ExTopology1 igraph solutions

From 22140
Jump to navigation Jump to search

Exercise: Network topology and statistics

Exercise written by: Lars Rønn Olsen

Notes on today's exercise: today we will get a bit more advanced in our use of igraph. If you get stuck, remember that Google and chatGPT are your friends.

Part I. Getting started

load("/home/projects/22140/exercise3.Rdata")

TASK: Create an igraph object with node attributes

g <- graph_from_data_frame(d = interactions, directed = FALSE, vertices = node_attributes)

Part II. Network layout and Selecting nodes

TASK: Explore network layouts

Try two different layouts "kk" and "fr".

ggraph(g, layout = "fr") +
  geom_edge_link() + 
  geom_node_point()

ggraph(g, layout = "kk") +
  geom_edge_link() + 
  geom_node_point()

TASK: Explore TP53 in the network

Report question 1: How many proteins interact with TP53?

Color the nodes depending on whether they interact with TP53 or not, and change the shape of the TP53 node.

degree(graph = g, v = "prot_7157")
V(g)$TP53_neighbors <- names(V(g)) %in% names(neighbors(graph = g, v = "prot_7157"))
V(g)$TP53 <- names(V(g)) == "prot_7157"

Report question 2: Paste a screen shot of your TP53 annotated network into your report.

ggraph(g, layout = "fr") +
  geom_edge_link() + 
  geom_node_point(aes(color = TP53_neighbors, shape = TP53))

Now create a subnetwork consisting only of TP53 and its interaction partners, and label with gene names.

g_TP53 <- delete_vertices(graph = g, v = !names(V(g)) %in% names(neighbors(graph = g, v = "prot_7157")))

Report question 3: Paste a screen shot of your TP53 subnetwork into your report.

ggraph(g_TP53, layout = "fr") +
  geom_edge_link() + 
  geom_node_point(aes(color = TP53_neighbors, shape = TP53)) +
  geom_node_text(aes(label = Gene_Id), repel = TRUE)

Part III. Network statistics

Report question 4: Calculate the following statistics for the full network:

  • Average node degree
  • Average clustering coefficient (also known as transitivity)
mean(degree(g))
transitivity(g)

Report question 5: Make a plot of the distribution of node degrees and paste this into your report

df <- data.frame(k = degree(g))
ggplot(df, aes(x = k)) +
  geom_density() + 
  geom_vline(xintercept = length(neighbors(graph = g, v = "prot_7157")), color = "red")

Now calculate the node-wise clustering coefficient. This is done with the transitivity() function, setting the variable type = "local".

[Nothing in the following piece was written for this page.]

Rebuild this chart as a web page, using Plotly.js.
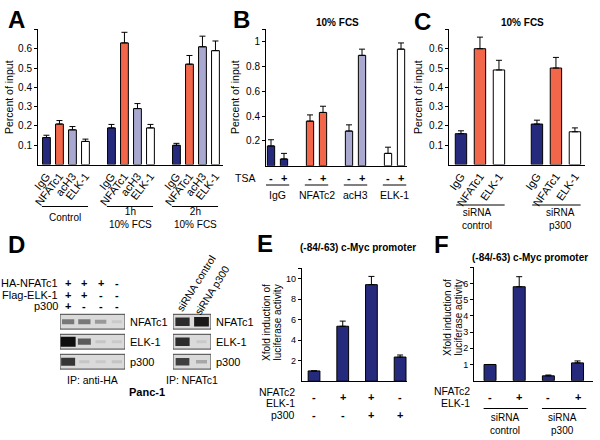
<!DOCTYPE html>
<html><head><meta charset="utf-8">
<script src="https://cdn.plot.ly/plotly-3.0.1.min.js"></script>
<style>html,body{margin:0;padding:0;background:#fff}#chart{width:600px;height:440px}</style>
</head><body><div id="chart"></div>
<script>
// ---------- Panel A ----------
const aGroups = ['Control', '1h<br>10% FCS', '2h<br>10% FCS'];
const aAntibodies = ['IgG', 'NFATc1', 'acH3', 'ELK-1'];
const aControl = [0.14, 0.21, 0.18, 0.12];
const aControlErr = [0.012, 0.018, 0.017, 0.012];
const a1h = [0.19, 0.63, 0.29, 0.19];
const a1hErr = [0.018, 0.055, 0.026, 0.018];
const a2h = [0.10, 0.52, 0.61, 0.59];
const a2hErr = [0.01, 0.045, 0.055, 0.05];
// ---------- Panel B ----------
const bTitle = '10% FCS';
const bAntibodies = ['IgG', 'NFATc2', 'acH3', 'ELK-1'];
const bTSA = ['-', '+'];
const bMinusTSA = [0.16, 0.36, 0.28, 0.10];
const bMinusErr = [0.05, 0.05, 0.05, 0.05];
const bPlusTSA = [0.055, 0.43, 0.89, 0.94];
const bPlusErr = [0.045, 0.05, 0.05, 0.05];
// ---------- Panel C ----------
const cTitle = '10% FCS';
const cAntibodies = ['IgG', 'NFATc1', 'ELK-1'];
const cGroups = ['siRNA<br>control', 'siRNA<br>p300'];
const cControl = [0.16, 0.60, 0.49];
const cControlErr = [0.015, 0.06, 0.05];
const cP300 = [0.21, 0.50, 0.17];
const cP300Err = [0.02, 0.055, 0.02];
// ---------- Panel D ----------
const dTransfections = ['HA-NFATc1', 'Flag-ELK-1', 'p300'];
const dHANFATc1 = ['+', '+', '+', '-'];
const dFlagELK1 = ['+', '+', '-', '-'];
const dP300 = ['+', '-', '-', '-'];
const dBlots = ['NFATc1', 'ELK-1', 'p300'];
const ipHA_NFATc1 = [0.45, 0.45, 0.28, 0.02];
const ipHA_ELK1 = [1.0, 0.6, 0.04, 0.02];
const ipHA_p300 = [0.8, 0.04, 0.02, 0.05];
const ipNF_lanes = ['siRNA control', 'siRNA p300'];
const ipNF_NFATc1 = [0.85, 0.95];
const ipNF_ELK1 = [0.85, 0.02];
const ipNF_p300 = [0.75, 0.2];
// ---------- Panel E ----------
const eTitle = '(-84/-63) c-Myc promoter';
const eNFATc2ELK1 = ['-', '+', '+', '-'];
const eP300 = ['-', '-', '+', '+'];
const eValues = [1, 5.35, 9.4, 2.35];
const eErr = [0, 0.5, 0.8, 0.2];
// ---------- Panel F ----------
const fTitle = '(-84/-63) c-Myc promoter';
const fNFATc2ELK1 = ['-', '+', '-', '+'];
const fGroups = ['siRNA<br>control', 'siRNA<br>p300'];
const fValues = [1, 5.8, 0.3, 1.1];
const fErr = [0, 0.62, 0.05, 0.12];

// ---------- helpers ----------
const W = 600, H = 440;
const px = x => x / W;
const py = y => 1 - y / H;
const FONT = 'Liberation Sans, Arial, Helvetica, sans-serif';
const COL = {IgG: '#262a7c', NFATc1: '#f26649', NFATc2: '#f26649', acH3: '#a8a8d0', 'ELK-1': '#ffffff'};
const zeros = n => new Array(n).fill(0);
const f = (s, b) => ({family: FONT, size: s, color: '#000'});

const traces = [];
const shapes = [];
const annotations = [];
function ann(text, x, y, o) {
  annotations.push(Object.assign({text: text, x: x, y: y, xref: 'paper', yref: 'paper', showarrow: false,
    xanchor: 'center', yanchor: 'middle', font: f(10)}, o || {}));
}
function hline(xref, x0, x1, y) {
  shapes.push({type: 'line', xref: xref, yref: 'paper', x0: x0, x1: x1, y0: y, y1: y, line: {color: '#000', width: 1}});
}
function barTrace(xa, ya, x, y, err, colors, width) {
  return {type: 'bar', x: x, y: y, xaxis: xa, yaxis: ya, width: width,
    marker: {color: colors, line: {color: '#000', width: 1}},
    error_y: {type: 'data', symmetric: false, array: err, arrayminus: zeros(err.length), color: '#000', thickness: 1, width: 3},
    hoverinfo: 'none'};
}

// Panel A bars
const aTicks = {vals: [], text: []};
(function () {
  const vals = [aControl, a1h, a2h], errs = [aControlErr, a1hErr, a2hErr];
  const x = [], y = [], e = [], c = [];
  vals.forEach((g, gi) => g.forEach((v, i) => {
    x.push(gi * 5 + i); y.push(v); e.push(errs[gi][i]); c.push(COL[aAntibodies[i]]);
    aTicks.vals.push(gi * 5 + i); aTicks.text.push(aAntibodies[i]);
  }));
  traces.push(barTrace('x', 'y', x, y, e, c, 0.6));
  aGroups.forEach((g, gi) => {
    hline('x', gi * 5 - 0.35, gi * 5 + 3.2, py(206.5));
    ann(g, gi * 5 + 1.45, py(217.5), {xref: 'x'});
  });
})();

// Panel B bars
(function () {
  const x = [], y = [], e = [], c = [];
  bAntibodies.forEach((ab, k) => {
    [bMinusTSA, bPlusTSA].forEach((arr, j) => {
      x.push(k * 3 + j); y.push(arr[k]); e.push([bMinusErr, bPlusErr][j][k]); c.push(COL[ab]);
      ann('<b>' + bTSA[j] + '</b>', k * 3 + j, py(178), {xref: 'x2', font: f(11)});
    });
    hline('x2', k * 3 - 0.4, k * 3 + 1.4, py(185));
    ann(ab, k * 3 + 0.5, py(195), {xref: 'x2', font: f(10.5)});
  });
  traces.push(barTrace('x2', 'y2', x, y, e, c, 0.56));
  ann('TSA', px(245), py(178), {font: f(10.5)});
  ann('<b>' + bTitle + '</b>', px(337), py(23));
})();

// Panel C bars
const cTicks = {vals: [], text: []};
(function () {
  const vals = [cControl, cP300], errs = [cControlErr, cP300Err];
  const x = [], y = [], e = [], c = [];
  vals.forEach((g, gi) => g.forEach((v, i) => {
    x.push(gi * 4 + i); y.push(v); e.push(errs[gi][i]); c.push(COL[cAntibodies[i]]);
    cTicks.vals.push(gi * 4 + i); cTicks.text.push(cAntibodies[i]);
  }));
  traces.push(barTrace('x3', 'y3', x, y, e, c, 0.6));
  cGroups.forEach((g, gi) => {
    hline('x3', gi * 4 - 0.25, gi * 4 + 2.3, py(205));
    ann(g, gi * 4 + 0.85 + gi * 0.4, py(219.5), {xref: 'x3'});
  });
  ann('<b>' + cTitle + '</b>', px(522), py(23));
})();

// Panel E bars
(function () {
  const x = eValues.map((v, i) => i);
  traces.push(barTrace('x4', 'y4', x, eValues, eErr, eValues.map(() => COL.IgG), 0.41));
  x.forEach(i => {
    ann('<b>' + eNFATc2ELK1[i] + '</b>', i, py(397), {xref: 'x4', font: f(11)});
    ann('<b>' + eP300[i] + '</b>', i, py(415), {xref: 'x4', font: f(11)});
  });
  ann('NFATc2', px(297), py(391.5), {xanchor: 'right', font: f(10.5)});
  ann('ELK-1', px(297), py(402.5), {xanchor: 'right', font: f(10.5)});
  ann('p300', px(297), py(415), {xanchor: 'right', font: f(10.5)});
  ann('<b>' + eTitle + '</b>', px(358), py(247));
})();

// Panel F bars
(function () {
  const x = fValues.map((v, i) => i);
  traces.push(barTrace('x5', 'y5', x, fValues, fErr, fValues.map(() => COL.IgG), 0.41));
  x.forEach(i => {
    ann('<b>' + fNFATc2ELK1[i] + '</b>', i, py(397), {xref: 'x5', font: f(11)});
  });
  fGroups.forEach((g, gi) => {
    hline('x5', gi * 2 - 0.22, gi * 2 + 1.3, py(408.5));
    ann(g, gi * 2 + 0.5, py(423.5), {xref: 'x5'});
  });
  ann('NFATc2', px(472), py(391), {xanchor: 'right', font: f(10.5)});
  ann('ELK-1', px(472), py(402.5), {xanchor: 'right', font: f(10.5)});
  ann('<b>' + fTitle + '</b>', px(530), py(257));
})();

// Panel D blots: bands drawn as bars on hidden blot axes
function bandTrace(xa, ya, rows, lanePx) {
  const x = [], base = [], h = [], col = [], w = [];
  rows.forEach((r, ri) => r.forEach((v, li) => {
    const t = (3 + 7 * Math.pow(v, 1.5)) / 20;
    x.push(li); base.push(ri - t / 2); h.push(t);
    const g = Math.round(205 - 190 * v);
    col.push('rgb(' + g + ',' + g + ',' + g + ')');
    w.push((10 + 5 * v) / lanePx);
  }));
  return {type: 'bar', x: x, y: h, base: base, width: w, xaxis: xa, yaxis: ya, hoverinfo: 'none',
    marker: {color: col, line: {width: 0}}};
}
traces.push(bandTrace('x6', 'y6', [ipHA_NFATc1, ipHA_ELK1, ipHA_p300], 16.25));
traces.push(bandTrace('x7', 'y7', [ipNF_NFATc1, ipNF_ELK1, ipNF_p300], 19));
dBlots.forEach((b, r) => {
  [['x6', 'y6', -0.5, 3.5], ['x7', 'y7', -0.5, 1.5]].forEach(a => {
    shapes.push({type: 'rect', xref: a[0], yref: a[1], x0: a[2], x1: a[3], y0: r - 0.37, y1: r + 0.37,
      fillcolor: '#dadada', line: {color: '#444', width: 1}, layer: 'below'});
  });
  ann(b, px(128), r, {yref: 'y6', xanchor: 'left', font: f(11)});
  ann(b, px(214), r, {yref: 'y7', xanchor: 'left', font: f(11)});
});
[dHANFATc1, dFlagELK1, dP300].forEach((row, ri) => {
  ann(dTransfections[ri], px(60), py(283 + ri * 11.7), {xanchor: 'right', font: f(11)});
  row.forEach((v, li) => ann('<b>' + v + '</b>', li, py(283 + ri * 11.7), {xref: 'x6', font: f(11)}));
});
ann(ipNF_lanes[0], px(196), py(283), {textangle: -58, font: f(10.5)});
ann(ipNF_lanes[1], px(212), py(290), {textangle: -58, font: f(10.5)});
ann('IP: anti-HA', px(92), py(380), {font: f(10.5)});
ann('IP: NFATc1', px(192), py(380), {font: f(10.5)});
ann('<b>Panc-1</b>', px(147), py(392), {font: f(11)});

// Axis titles
ann('Percent of input', px(9), py(97), {textangle: -90, font: f(10.5)});
ann('Percent of input', px(235), py(97), {textangle: -90, font: f(10.5)});
ann('Percent of input', px(418), py(97), {textangle: -90, font: f(10.5)});
ann('Xfold induction of', px(266), py(323), {textangle: -90, font: f(10)});
ann('luciferase activity', px(276.5), py(323), {textangle: -90, font: f(10)});
ann('Xfold induction of', px(447), py(318), {textangle: -90, font: f(10)});
ann('luciferase activity', px(457.5), py(318), {textangle: -90, font: f(10)});

// Panel letters
[['A', 16, 20], ['B', 241, 20], ['C', 422, 21], ['D', 16, 245], ['E', 265, 243], ['F', 441, 244]].forEach(l => {
  ann('<b>' + l[0] + '</b>', px(l[1]), py(l[2]), {font: f(24)});
});

// Axes
const baseX = {showgrid: false, zeroline: false, showline: true, linecolor: '#000', linewidth: 1, ticks: '',
  fixedrange: true, tickfont: f(11)};
const baseY = {showgrid: false, zeroline: false, showline: true, linecolor: '#000', linewidth: 1, ticks: 'outside',
  ticklen: 3, tickcolor: '#000', tickwidth: 1, fixedrange: true, tickfont: f(10)};
const hidden = {visible: false, showgrid: false, zeroline: false, fixedrange: true};

const layout = {
  width: W, height: H, margin: {l: 0, r: 0, t: 0, b: 0}, showlegend: false, barmode: 'overlay',
  paper_bgcolor: '#fff', plot_bgcolor: 'rgba(0,0,0,0)', font: {family: FONT, color: '#000'},
  xaxis: Object.assign({}, baseX, {domain: [px(38), px(223)], range: [-0.65, 13.58], anchor: 'y',
    tickmode: 'array', tickvals: aTicks.vals, ticktext: aTicks.text, tickangle: -52}),
  yaxis: Object.assign({}, baseY, {domain: [py(164.6), py(29.4)], range: [0, 0.7], anchor: 'x',
    tickmode: 'array', tickvals: [0.1, 0.2, 0.3, 0.4, 0.5, 0.6, 0.7], ticktext: ['0.1', '0.2', '0.3', '0.4', '0.5', '0.6', '']}),
  xaxis2: Object.assign({}, baseX, {domain: [px(266), px(407)], range: [-0.385, 10.46], anchor: 'y2', showticklabels: false}),
  yaxis2: Object.assign({}, baseY, {domain: [py(165.8), py(29.3)], range: [0, 1.1], anchor: 'x2',
    tickmode: 'array', tickvals: [0.2, 0.4, 0.6, 0.8, 1, 1.1], ticktext: ['0.2', '0.4', '0.6', '0.8', '1', '']}),
  xaxis3: Object.assign({}, baseX, {domain: [px(449), px(585)], range: [-0.63, 6.53], anchor: 'y3',
    tickmode: 'array', tickvals: cTicks.vals, ticktext: cTicks.text, tickangle: -55}),
  yaxis3: Object.assign({}, baseY, {domain: [py(164.6), py(29.4)], range: [0, 0.7], anchor: 'x3',
    tickmode: 'array', tickvals: [0.1, 0.2, 0.3, 0.4, 0.5, 0.6, 0.7], ticktext: ['0.1', '0.2', '0.3', '0.4', '0.5', '0.6', '']}),
  xaxis4: Object.assign({}, baseX, {domain: [px(301.7), px(407)], range: [-0.43, 3.24], anchor: 'y4', showticklabels: false}),
  yaxis4: Object.assign({}, baseY, {domain: [py(381.2), py(268.2)], range: [0, 11], anchor: 'x4',
    tickfont: f(9), tickmode: 'array', tickvals: [2, 4, 6, 8, 10, 11], ticktext: ['2', '4', '6', '8', '10', '']}),
  xaxis5: Object.assign({}, baseX, {domain: [px(474), px(593)], range: [-0.55, 3.53], anchor: 'y5', showticklabels: false}),
  yaxis5: Object.assign({}, baseY, {domain: [py(380.7), py(267.3)], range: [0, 7], anchor: 'x5',
    tickfont: f(9), tickmode: 'array', tickvals: [1, 2, 3, 4, 5, 6, 7], ticktext: ['1', '2', '3', '4', '5', '6', '']}),
  xaxis6: Object.assign({}, hidden, {domain: [px(60), px(125)], range: [-0.5, 3.5], anchor: 'y6'}),
  yaxis6: Object.assign({}, hidden, {domain: [py(371.7), py(311.7)], range: [2.5, -0.5], anchor: 'x6'}),
  xaxis7: Object.assign({}, hidden, {domain: [px(173), px(211)], range: [-0.5, 1.5], anchor: 'y7'}),
  yaxis7: Object.assign({}, hidden, {domain: [py(371.7), py(311.7)], range: [2.5, -0.5], anchor: 'x7'}),
  shapes: shapes,
  annotations: annotations
};
Plotly.newPlot('chart', traces, layout, {staticPlot: true, displayModeBar: false});
</script>
</body></html>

Report question 6: Make a plot of the distribution of clustering coefficients and paste this into your report

df <- data.frame(c = transitivity(graph = g, type = "local"))
ggplot(df, aes(x = c)) +
  geom_density() +
  geom_vline(xintercept = transitivity(graph = g, type = "local", v = "prot_7157"), color = "red")

Look at box 2 in the Barabasi paper. In order to determine whether a network is random, scale free or hierarchical, you need to produce two figures: log(k) vs log(P(k)) and log(k) vs log(C(k)). k is the degree of the nodes in the graph, P(k) is the probability of a given k, and C(k) is the average clustering coefficient of all nodes with a degree of k.

Report question 7: Make log-log plots of k vs P(k) and k vs C(k) with a regression line and paste them into your report.

df <- data.frame(table(degree(graph = g))/sum(degree(graph = g)))
df$Var1 <- as.numeric(df$Var1)
colnames(df) <- c("k", "Pk")
ggplot(data.frame(df), aes(x = log(k), y = log(Pk))) +
  geom_point() +
  geom_smooth(method = "lm", se = FALSE)

df <- data.frame(k = degree(graph = g), c = transitivity(graph = g, type = "local"))
df2 <- NULL
for(i in unique(df$k)) {
  df2 <- rbind(df2, c(i, mean(df[df$k==i,]$c, na.rm = TRUE)))
}
colnames(df2) <- c("k", "Ck")
ggplot(data.frame(df2), aes(x = log(k), y = log(Ck))) +
  geom_point() +
  geom_smooth(method = "lm", se = FALSE)

Report question 8: Based on the distribution of the node degree and the clustering coefficients, the network structure appears to be random, scale free or hierarchical? (Remember that a hierarchical network is also scale free).

Appears to be hierarchical

Part IV. Network connectivity

Calculate the network diameter (longest shortest path).

diameter(g)

Report question 9: What is the highest number of edges that you need to connect any two nodes in the network?

4